U.S. – China Student Space Law Symposium: The March of Science – Fourth Amendment Implications of Remote Sensing in Criminal Law

March 3, 2010 at 2:10 pm | Posted in Blogcast, Remote Sensing Law, Space Law | Leave a comment

by P.J. Blount with the blog faculty

Mr. Surya Gunasekara of the University of of Mississippi School of Law gave the next paper titled The March of Science: Fourth Amendment Implications of Remote Sensing in Criminal Law. Gunasekara began by pointing out that technology permeates many aspects of modern life, and that his interest is how remote sensing technology will fit into the United States criminal regime and specifically the Fourth Amendment prohibition on unreasonable searches and seizures.

He gave an introduction to the Fourth Amendment and the move from a property based standard in Olmstead to a societal expectation of privacy under Katz. He then began to discuss aerial surveillance cases. Starting with California v. Ciraolo he traced Supreme Court Jurisprudence through Dow Chemical v. United States and Florida v. Riley. He stated that this line of decisions placed few restrictions of aerial surveillance by the government.

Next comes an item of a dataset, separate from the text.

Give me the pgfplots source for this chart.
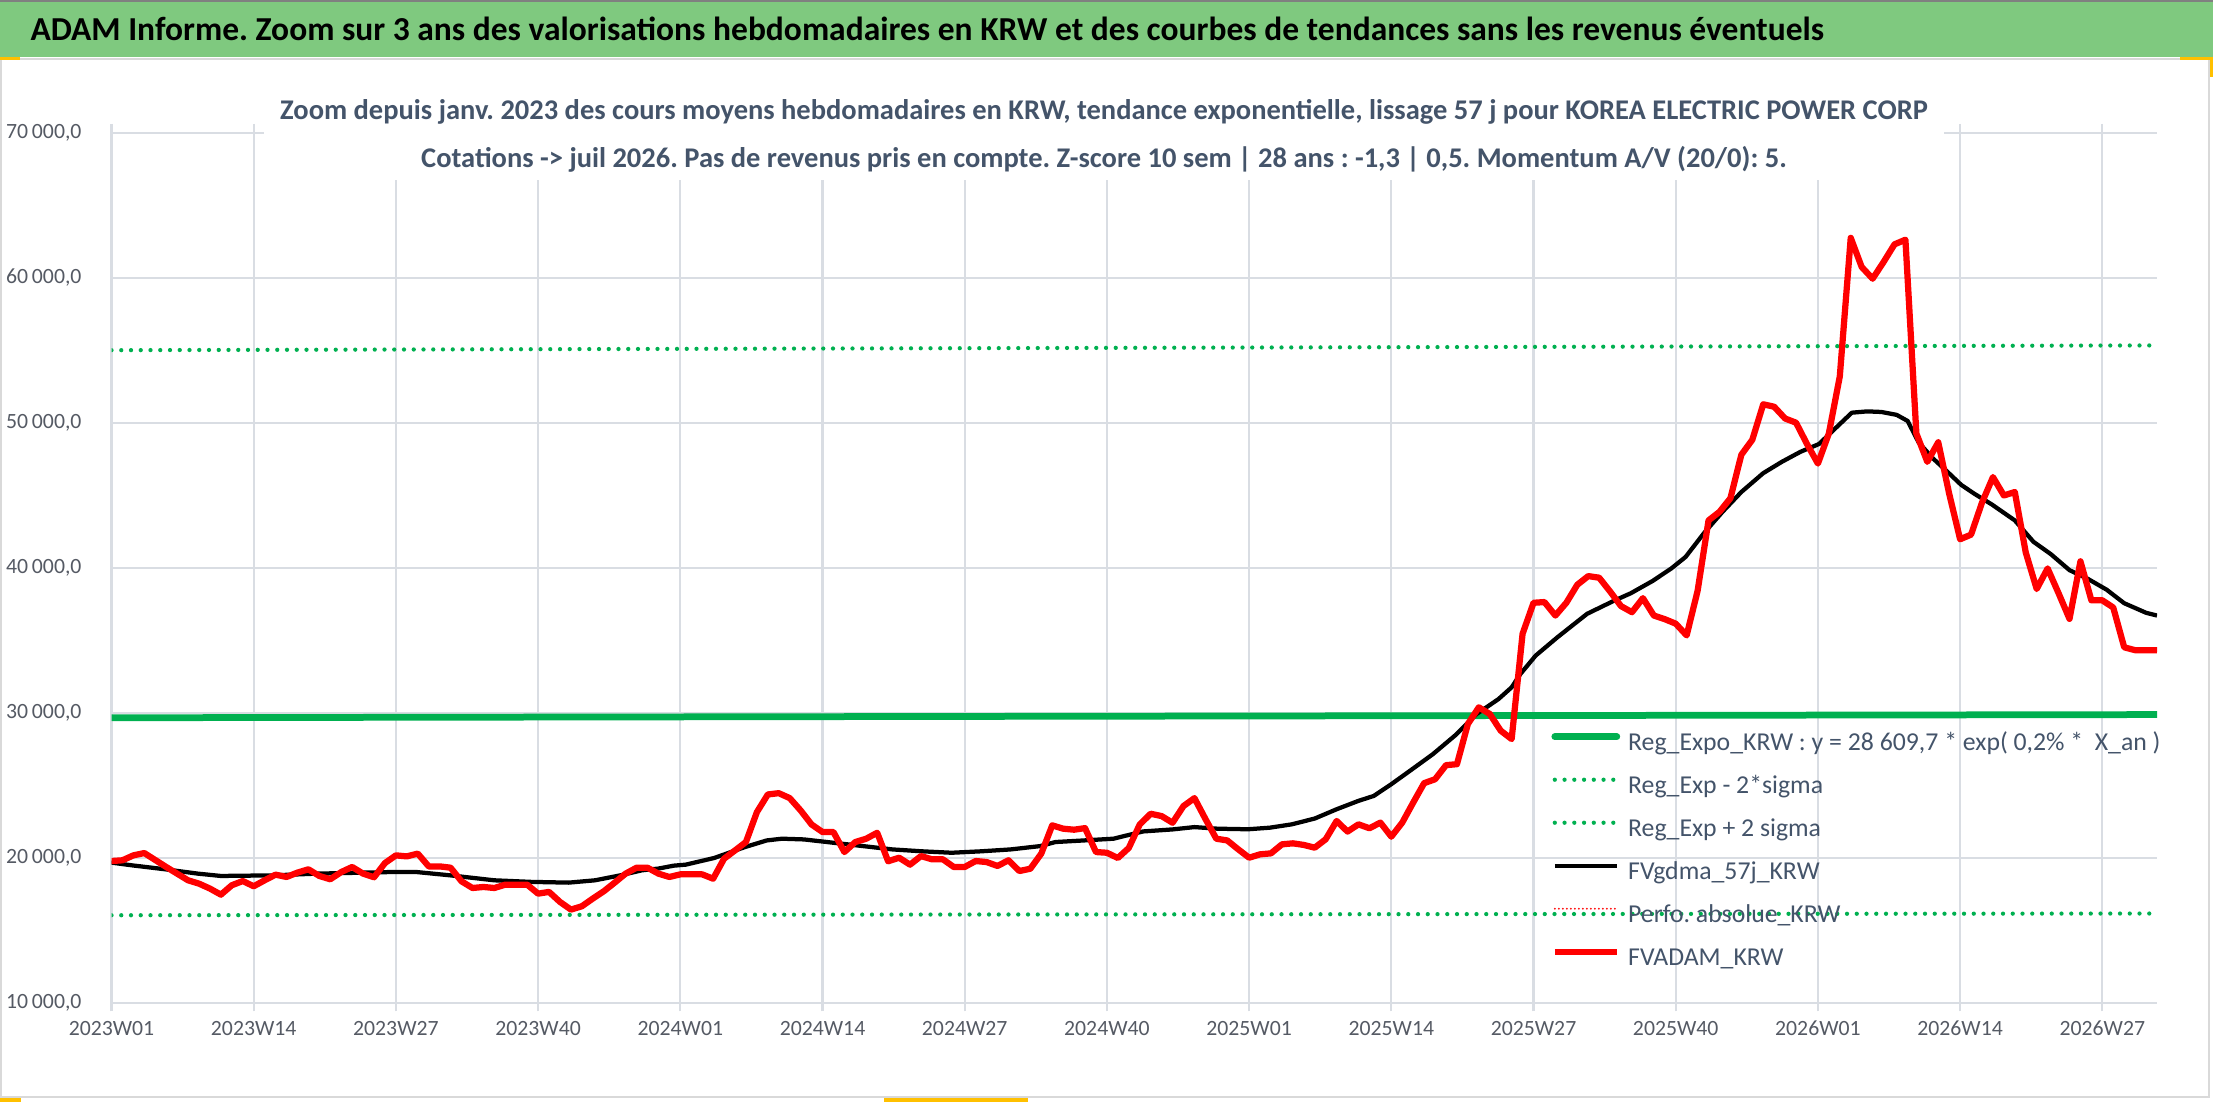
\documentclass[border=0pt]{standalone}
\usepackage{pgfplots}
\pgfplotsset{compat=1.18}
\usepackage{fontspec}
\setmainfont{Carlito}
\frenchspacing
\definecolor{banner}{RGB}{127,201,127}
\definecolor{titlec}{RGB}{68,84,106}
\definecolor{tickc}{RGB}{85,90,100}
\definecolor{gridc}{RGB}{217,221,227}
\definecolor{regg}{RGB}{0,176,80}
\definecolor{framec}{RGB}{217,217,217}
\definecolor{handle}{RGB}{255,192,0}
\begin{document}
\begin{tikzpicture}
\path[use as bounding box] (0,0) rectangle (886.4pt,440.8pt);
\fill[white] (0,0) rectangle (886.4pt,440.8pt);
\draw[framec, line width=0.8pt] (0.4pt,2pt) rectangle (883.6pt,417pt);
\fill[banner] (0,418pt) rectangle (885.2pt,440.8pt);
\draw[gray, line width=0.8pt] (0,440.4pt) -- (885.2pt,440.4pt);
\fill[handle] (0,416.6pt) rectangle (8pt,418pt);
\fill[handle] (872pt,416.6pt) rectangle (885.2pt,418pt);
\fill[handle] (883.8pt,410pt) rectangle (885.2pt,418pt);
\fill[handle] (0,0) rectangle (8.4pt,1.6pt);
\fill[handle] (353.6pt,0) rectangle (411.2pt,1.6pt);
\node[anchor=west, inner sep=0pt, font=\bfseries\fontsize{13.4}{15}\selectfont] at (12pt,429.2pt) {ADAM Informe. Zoom sur 3 ans des valorisations hebdomadaires en KRW et des courbes de tendances sans les revenus éventuels};
\begin{axis}[
 at={(44.6pt,39.72pt)}, anchor=south west,
 scale only axis, width=818.2pt, height=348pt,
 xmin=0, xmax=187, ymin=10000, ymax=70000,
 xtick={0,13,...,182},
 xticklabels={2023W01,2023W14,2023W27,2023W40,2024W01,2024W14,2024W27,2024W40,2025W01,2025W14,2025W27,2025W40,2026W01,2026W14,2026W27},
 ytick={10000,20000,...,70000},
 grid=major, grid style={draw=gridc, line width=0.9pt},
 axis line style={draw=none},
 tick align=outside, major tick length=3.5pt,
 xtick style={draw=gridc, line width=0.9pt},
 ytick style={draw=none},
 ticklabel style={font=\fontsize{8.7}{10}\selectfont, text=tickc},
 xticklabel style={anchor=center, inner sep=0pt, yshift=-6.8pt},
 yticklabel style={anchor=east, inner sep=0pt, xshift=-8.3pt},
 /pgf/number format/assume math mode=true,
 yticklabel style={/pgf/number format/.cd, fixed, fixed zerofill, precision=1, use comma, 1000 sep={\hspace{0.18em}}},
 scaled y ticks=false,
 legend cell align=left,
 legend style={at={(axis description cs:0.7037,0.3106)}, anchor=north west, draw=none, fill=none, inner sep=0pt, row sep=8.2pt, font=\fontsize{10.3}{12}\selectfont, text=titlec, nodes={inner sep=0pt, text height=7pt, text depth=2pt}},
 legend image code/.code={\draw[#1] (0pt,3pt) -- (24.8pt,3pt); \path (28pt,0pt);},
]
\addplot[regg, line width=2.7pt, line cap=round] coordinates {(0,29650) (187,29870)};
\addlegendentry{Reg\_Expo\_KRW : y = 28 609,7 * exp( 0,2\% *~ X\_an )}
\addplot[regg, line width=1.7pt, line cap=round, dash pattern=on 0pt off 3.9pt] coordinates {(0,16030) (187,16150)};
\addlegendentry{Reg\_Exp - 2*sigma}
\addplot[regg, line width=1.7pt, line cap=round, dash pattern=on 0pt off 3.9pt] coordinates {(0,55000) (187,55330)};
\addlegendentry{Reg\_Exp + 2 sigma}
\addplot[black, line width=1.7pt, line join=round] table {
x y
0 19660
1.9 19470
4.9 19200
7.9 18900
10 18740
14.7 18780
18.8 18900
25.5 19010
27.9 19010
31 18780
35 18440
38.4 18330
41.8 18280
44.2 18440
46.5 18780
48.5 19130
50 19250
51.4 19450
52.5 19520
55.1 19980
57.9 20730
59.9 21190
61.3 21310
63.3 21260
66 21030
68.7 20800
71.4 20570
74.1 20440
76.8 20340
79.5 20440
82.2 20570
84.9 20800
86.3 21080
88.9 21190
91.6 21310
94.3 21810
97 21950
99 22110
101.1 22000
103.9 21960
105.9 22070
107.9 22300
110 22700
112 23340
114 23920
115.4 24260
117 25070
118.7 25990
120.8 27140
122.8 28410
124.8 29910
126.8 30940
128 31750
128.8 32670
130.2 33940
132.2 35210
134.9 36820
137.3 37700
138.9 38240
140.9 39090
142.6 39950
143.9 40740
145.6 42400
147.3 43870
149 45220
151 46520
152.7 47300
154.4 47990
156.1 48530
157.8 49760
159.1 50690
160.5 50780
161.8 50740
163.2 50540
164.2 50120
165.2 48650
166.5 47550
167.9 46570
169.1 45710
170.3 45100
171.9 44360
174 43260
175.7 41790
177.3 40930
179 39830
180.7 39220
182.4 38480
184 37550
186 36890
187 36700
};
\addlegendentry{FVgdma\_57j\_KRW}
\addlegendimage{red, line width=0.8pt, line cap=round, dash pattern=on 0pt off 1.6pt}
\addlegendentry{Perfo. absolue\_KRW}
\addplot[red, line width=2.5pt, line join=round] table {
x y
0 19770
1 19820
2 20160
3 20320
4 19840
5 19360
6 18900
7 18440
8 18210
9 17870
10 17450
11 18100
12 18390
13 18030
14 18440
15 18830
16 18670
17 18970
18 19200
19 18740
20 18510
21 19010
22 19360
23 18900
24 18650
25 19630
26 20160
27 20090
28 20280
29 19400
30 19400
31 19310
32 18370
33 17910
34 17980
35 17910
36 18140
37 18140
38 18140
39 17520
40 17640
41 16950
42 16420
43 16650
44 17180
45 17680
46 18280
47 18900
48 19310
49 19310
50 18900
51 18670
52 18850
53 18850
54 18850
55 18550
56 19930
57 20500
58 21080
59 23140
60 24360
61 24450
62 24110
63 23260
64 22290
65 21770
66 21770
67 20390
68 21080
69 21310
70 21720
71 19750
72 20000
73 19520
74 20110
75 19890
76 19890
77 19360
78 19360
79 19770
80 19700
81 19430
82 19820
83 19080
84 19240
85 20280
86 22230
87 22000
88 21930
89 22040
90 20390
91 20340
92 19980
93 20670
94 22290
95 23030
96 22870
97 22410
98 23560
99 24110
100 22680
101 21310
102 21190
103 20580
104 20000
105 20230
106 20300
107 20920
108 20990
109 20880
110 20690
111 21270
112 22530
113 21800
114 22300
115 22030
116 22420
117 21450
118 22420
119 23800
120 25140
121 25410
122 26380
123 26450
124 29220
125 30370
126 29910
127 28760
128 28180
129 35440
130 37580
131 37630
132 36700
133 37580
134 38820
135 39420
136 39310
137 38360
138 37350
139 36930
140 37900
141 36700
142 36450
143 36140
144 35330
145 38400
146 43260
147 43850
148 44790
149 47790
150 48820
151 51270
152 51100
153 50290
154 50000
155 48530
156 47180
157 49260
158 53190
159 62750
160 60740
161 59930
162 61080
163 62300
164 62620
165 49260
166 47300
167 48650
168 45100
169 41960
170 42280
171 44490
172 46250
173 44980
174 45220
175 41050
176 38530
177 39950
178 38240
179 36470
180 40440
181 37750
182 37750
183 37250
184 34510
185 34310
186 34310
187 34300
};
\addlegendentry{FVADAM\_KRW}
\end{axis}
\fill[white] (105.6pt,368.8pt) rectangle (777.6pt,415.5pt);
\node[inner sep=0pt, font=\bfseries\fontsize{11.4}{13}\selectfont, text=titlec] at (441.6pt,396pt) {Zoom depuis janv. 2023 des cours moyens hebdomadaires en KRW, tendance exponentielle, lissage 57 j pour KOREA ELECTRIC POWER CORP};
\node[inner sep=0pt, font=\bfseries\fontsize{11.4}{13}\selectfont, text=titlec] at (441.6pt,377.2pt) {Cotations -> juil 2026. Pas de revenus pris en compte. Z-score 10 sem | 28 ans : -1,3 | 0,5. Momentum A/V (20/0): 5.};
\end{tikzpicture}
\end{document}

He then discussed Kyllo v. United States, which was a thermal imaging case. In this decision the court found that the use of the thermal imaging did constitute a search in violation of the Fourth Amendment because it disclosed intimate details from inside the house. The court also stated that device used would need to be in general public use, and that in this case the device was not.

He noted that in relation to satellite remote sensing that there is no case on point. He did point to cases such as the United States v. Fullwood in which the use of satellite images as evidence has been allowed.

He then turned to a Canadian case on thermal imaging, R. v. Tessling. He stated that this case was very similar to the Kyllo case but that the Canadian court decided that the the surveillance in Tessling was not an warrantless search under Canadian law.

Finally, he discussed two approaches the Bright Line Rule Approach, which has been adopted by U.S. Courts, and the Evolutionary Approach, which was adopted by the Canadian judicial system. He concluded that the U.S. Supreme Court’s approach has eroded privacy, because technology will continue to become more widespread and therefore more reasonable in its use in searches. He suggested that an evolutionary approach better protects citizens from government intrusiveness.